I'm not sure I like the answer I've given. Issues surrounding girls are more complex, regardless of how complicated or simple any given person may be.
If a boy gets a girl pregnant, it seems to me the questions are straightforward. Will he be an involved father, or not? Will he take responsibility, or not? Will he seek for her to get an abortion, or not? Will he be a good father... That's where things get really complicated.
For a girl, however, there's additional questions. The choice of carrying the child to term is hers, unless nature takes the matter out of her hands. She must navigate for herself the moral and ethical questions surrounding carrying or aborting a fetus, caring for that child, and potentially being supported or abandoned by those who advise her one way or another.
There's sometimes a power imbalance in relationships. This usually favors the male, though less often nowadays. Nevertheless, this means there's more cause for a woman than a man to search for the signs of a potentially abusive relationship. This isn't a question of responsibility, but of stakes.
A miscarriage can be as emotionally traumatic for a loving potential father, but a potential mother who miscarries is absolutely stuck with potential ramifications, and clearing them up or ruling them out.
For boys, violence often is the cause and solution to a problem.
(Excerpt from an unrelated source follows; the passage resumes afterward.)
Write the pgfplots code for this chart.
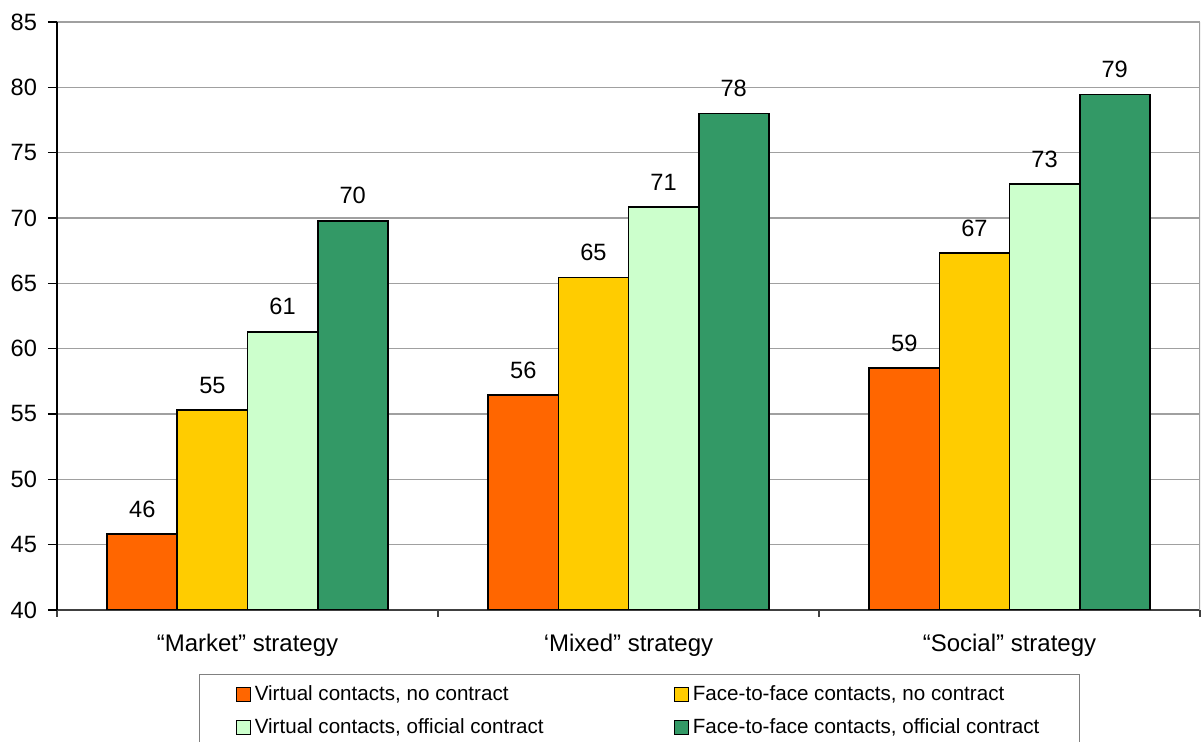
\documentclass[border=0pt]{standalone}
\usepackage{pgfplots}
\pgfplotsset{compat=1.18}
\usepackage{fontspec}
\setmainfont{Liberation Sans}
\definecolor{cOr}{HTML}{FF6600}
\definecolor{cYe}{HTML}{FFCC00}
\definecolor{cLg}{HTML}{CCFFCC}
\definecolor{cDg}{HTML}{339966}
\definecolor{cGrid}{HTML}{A0A0A0}
\begin{document}
\begin{tikzpicture}
\begin{axis}[
  scale only axis, width=571.5pt, height=294pt,
  ybar=0pt, bar width=0.184,
  xmin=-0.5, xmax=2.5, ymin=40, ymax=85,
  ytick={40,45,...,85},
  xtick={0,1,2},
  xticklabels={“Market” strategy, ‘Mixed” strategy, “Social” strategy},
  minor xtick={-0.5,0.5,1.5,2.5},
  major x tick style={draw=none},
  minor x tick style={draw=black!75, line width=0.6pt},
  minor tick length=3.5pt,
  major tick length=4.5pt,
  tick align=outside,
  y tick style={draw=black, line width=0.6pt},
  axis x line*=bottom, axis y line*=left,
  x axis line style={draw=black!75, line width=0.8pt, -},
  y axis line style={draw=black, line width=0.7pt, -},
  ymajorgrids, grid style={cGrid, line width=0.6pt},
  /pgf/number format/assume math mode=true,
  yticklabel style={font=\fontsize{11.8}{13}\selectfont, xshift=-2pt},
  xticklabel style={font=\fontsize{12}{14}\selectfont, yshift=-4pt},
  nodes near coords, point meta=explicit symbolic,
  every node near coord/.append style={font=\fontsize{11.8}{13}\selectfont, yshift=4.5pt, black},
  every axis plot/.append style={draw=black, line width=0.9pt},
  legend columns=2,
  legend cell align=left,
  legend style={at={(0.1242,-0.1088)}, anchor=north west, draw=black!50, line width=0.6pt,
    font=\fontsize{10.3}{12}\selectfont, inner xsep=18pt, inner ysep=3.5pt,
    row sep=3.5pt,
    /tikz/every even column/.append style={column sep=63pt}},
  legend image code/.code={\draw[#1, line width=0.6pt] (0pt,-3.5pt) rectangle (7pt,3.5pt);},
]
\addplot[fill=cOr] coordinates {(0,45.8)[46] (1,56.45)[56] (2,58.5)[59]};
\addplot[fill=cYe] coordinates {(0,55.3)[55] (1,65.45)[65] (2,67.3)[67]};
\addplot[fill=cLg] coordinates {(0,61.3)[61] (1,70.85)[71] (2,72.6)[73]};
\addplot[fill=cDg] coordinates {(0,69.8)[70] (1,78.0)[78] (2,79.45)[79]};
\legend{{Virtual contacts, no contract}, {Face-to-face contacts, no contract}, {Virtual contacts, official contract}, {Face-to-face contacts, official contract}}
\draw[cGrid, line width=0.6pt] (rel axis cs:1,0) -- ([yshift=-3.5pt]rel axis cs:1,0) (rel axis cs:1,0) -- (rel axis cs:1,1);
\end{axis}
\pgfresetboundingbox
\useasboundingbox (-28.5pt,-66pt) rectangle (572.5pt,305pt);
\end{tikzpicture}
\end{document}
Violence is simple, just physics unbottled in the other person's face. For girls, violence is less common.
Obviously this depends on the boy or girl in question. Some girls are violent. Some boys aren't. Some girls have simple troubles, or know how to simplify their lives, while some boys are drama kings who thrive on attention any way they can get it, or perhaps they simply don't know how to navigate social circles.
Nevertheless, I feel that in general the problems of boys are simple but life-threatening, whereas the problems of girls are complex but they are more likely to survive them.